>>
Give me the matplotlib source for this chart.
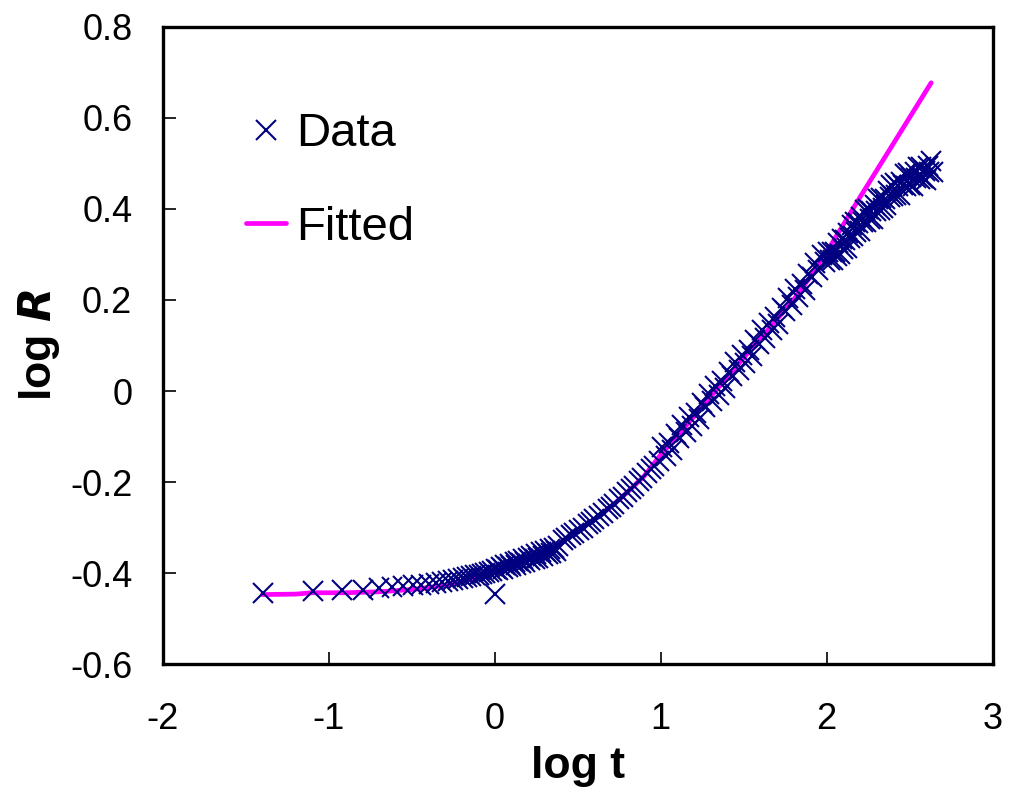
import numpy as np
import matplotlib
matplotlib.use("Agg")
import matplotlib.pyplot as plt

plt.rcParams['font.family'] = ['Liberation Sans', 'DejaVu Sans']
plt.rcParams['axes.unicode_minus'] = False

# measured points (log t, log R)
data_x = [-1.398, -1.097, -0.921, -0.796, -0.699, -0.620, -0.553, -0.495, -0.444, -0.398,
          -0.357, -0.319, -0.284, -0.252, -0.222, -0.194, -0.167, -0.143, -0.119, -0.097,
          -0.076, -0.056, -0.036, -0.018, 0.000,
          0.01, 0.02, 0.04, 0.05, 0.06, 0.08, 0.09, 0.10, 0.12, 0.13, 0.14, 0.16, 0.17, 0.18,
          0.20, 0.21, 0.22, 0.24, 0.25, 0.26, 0.28, 0.29, 0.30, 0.32, 0.33, 0.34, 0.36, 0.37, 0.38,
          0.41, 0.43, 0.46, 0.48, 0.51, 0.53, 0.56, 0.58, 0.60, 0.63, 0.65, 0.68, 0.70, 0.72,
          0.75, 0.77, 0.80, 0.82, 0.84, 0.87, 0.89, 0.92, 0.94, 0.96, 0.99,
          1.01, 1.03, 1.05, 1.07, 1.09, 1.11, 1.13, 1.15, 1.17, 1.19, 1.21, 1.23, 1.25, 1.27,
          1.29, 1.31, 1.33, 1.35, 1.37, 1.39, 1.41, 1.43, 1.45, 1.47, 1.49, 1.51, 1.53, 1.55,
          1.57, 1.59, 1.61, 1.63, 1.65, 1.67, 1.69, 1.71, 1.73, 1.75, 1.77, 1.79, 1.81, 1.83,
          1.85, 1.87, 1.89, 1.91, 1.93, 1.95, 1.97, 1.99,
          2.01, 2.02, 2.03, 2.04, 2.05, 2.06, 2.07, 2.08, 2.09, 2.10, 2.11, 2.12, 2.13, 2.14,
          2.15, 2.16, 2.17, 2.18, 2.19, 2.20, 2.21, 2.22, 2.23, 2.24, 2.25, 2.26, 2.27, 2.28,
          2.29, 2.30, 2.31, 2.32, 2.33, 2.34, 2.35, 2.36, 2.37, 2.38, 2.39, 2.40, 2.41, 2.42,
          2.43, 2.44, 2.45, 2.46, 2.47, 2.48, 2.49, 2.50, 2.51, 2.52, 2.53, 2.54, 2.55, 2.56,
          2.57, 2.58, 2.59, 2.60, 2.61, 2.62, 2.63, 2.64]
data_y = [-0.443, -0.440, -0.437, -0.436, -0.433, -0.431, -0.429, -0.427, -0.425, -0.423,
          -0.421, -0.419, -0.417, -0.415, -0.413, -0.411, -0.409, -0.407, -0.405, -0.403,
          -0.401, -0.399, -0.397, -0.395, -0.445,
          -0.390, -0.394, -0.386, -0.391, -0.383, -0.387, -0.379, -0.385, -0.376, -0.382, -0.373,
          -0.378, -0.369, -0.375, -0.366, -0.372, -0.362, -0.368, -0.358, -0.366, -0.354, -0.362,
          -0.351, -0.359, -0.347, -0.356, -0.344, -0.352, -0.341,
          -0.327, -0.323, -0.316, -0.311, -0.305, -0.300, -0.292, -0.287, -0.282, -0.274, -0.268,
          -0.260, -0.254, -0.248, -0.238, -0.232, -0.222, -0.215, -0.208, -0.198, -0.191, -0.180,
          -0.172, -0.165, -0.154,
          -0.124, -0.142, -0.114, -0.129, -0.095, -0.104, -0.074, -0.091, -0.058, -0.076, -0.048,
          -0.062, -0.027, -0.036, -0.006, -0.023, 0.010, -0.008, 0.021, 0.007, 0.041, 0.033,
          0.063, 0.047, 0.080, 0.062, 0.091, 0.077, 0.112, 0.104, 0.133, 0.117, 0.150, 0.133,
          0.162, 0.148, 0.183, 0.175, 0.205, 0.189, 0.223, 0.206, 0.236, 0.222, 0.257, 0.250,
          0.281, 0.266, 0.299, 0.283,
          0.306, 0.287, 0.305, 0.288, 0.306, 0.297, 0.325, 0.302, 0.333, 0.311, 0.332, 0.314,
          0.347, 0.337, 0.364, 0.341, 0.371, 0.349, 0.369, 0.352, 0.383, 0.371, 0.397, 0.372,
          0.400, 0.377, 0.396, 0.377, 0.408, 0.396, 0.421, 0.397, 0.425, 0.401, 0.421, 0.408,
          0.439, 0.427, 0.453, 0.428, 0.456, 0.431, 0.450, 0.430, 0.460, 0.452, 0.477, 0.451,
          0.478, 0.453, 0.471, 0.450, 0.480, 0.467, 0.492, 0.465, 0.492, 0.467, 0.484, 0.464,
          0.494, 0.481, 0.506, 0.480]

# fitted curve
fit_x = [-1.40, -1.20, -1.10, -0.90, -0.70, -0.50, -0.30, -0.10, 0.00, 0.10, 0.20, 0.30,
         0.40, 0.50, 0.60, 0.70, 0.80, 0.90, 1.00, 1.10, 1.20, 1.30, 1.40, 1.50, 1.60, 1.70,
         1.80, 1.90, 2.00, 2.20, 2.40, 2.63]
fit_y = [-0.447, -0.446, -0.443, -0.443, -0.441, -0.436, -0.427, -0.408, -0.398, -0.385,
         -0.371, -0.355, -0.333, -0.307, -0.282, -0.254, -0.222, -0.187, -0.140, -0.099,
         -0.056, -0.013, 0.030, 0.073, 0.115, 0.157, 0.200, 0.250, 0.305, 0.425, 0.542, 0.677]

fig = plt.figure(figsize=(10.18, 7.87), dpi=100)
ax = fig.add_axes([0.160, 0.156, 0.815, 0.810])

ax.plot(fit_x, fit_y, color='#FF00FF', lw=3.4, solid_capstyle='round', label='Fitted', zorder=2)
ax.plot(data_x, data_y, ls='none', marker='x', ms=14, mew=1.5, color='#000080', label='Data', zorder=3)

ax.set_xlim(-2, 3)
ax.set_ylim(-0.6, 0.8)
ax.set_xticks([-2, -1, 0, 1, 2, 3])
ax.set_yticks(np.round(np.arange(-0.6, 0.81, 0.2), 1))
ax.set_yticklabels(['-0.6', '-0.4', '-0.2', '0', '0.2', '0.4', '0.6', '0.8'])

ax.tick_params(axis='both', direction='in', length=9, width=1.2, labelsize=26)
ax.tick_params(axis='x', pad=27)
ax.tick_params(axis='y', pad=22)
for s in ax.spines.values():
    s.set_linewidth(2.4)

ax.set_xlabel('log t', fontsize=32, fontweight='bold', labelpad=7)
ax.set_ylabel(r'log $\bfit{R}$', fontsize=32, fontweight='bold', labelpad=6)

h, l = ax.get_legend_handles_labels()
ax.legend(h[::-1], l[::-1], loc='upper left', bbox_to_anchor=(0.1, 0.866), frameon=False,
          fontsize=34, handlelength=0.85, handletextpad=0.22, labelspacing=1.05,
          borderaxespad=0, borderpad=0)

fig.savefig('out.png', dpi=100)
<<
• _REQUIREMENT_
Print, exactly as written, the lines above from the first one to the one containing "plt.rcParams['axes.unicode_minus'] = False". Leave out pictures.

• _REPLY TO THE EXERCISE_
Give me the matplotlib source for this chart.
import numpy as np
import matplotlib
matplotlib.use("Agg")
import matplotlib.pyplot as plt

plt.rcParams['font.family'] = ['Liberation Sans', 'DejaVu Sans']
plt.rcParams['axes.unicode_minus'] = False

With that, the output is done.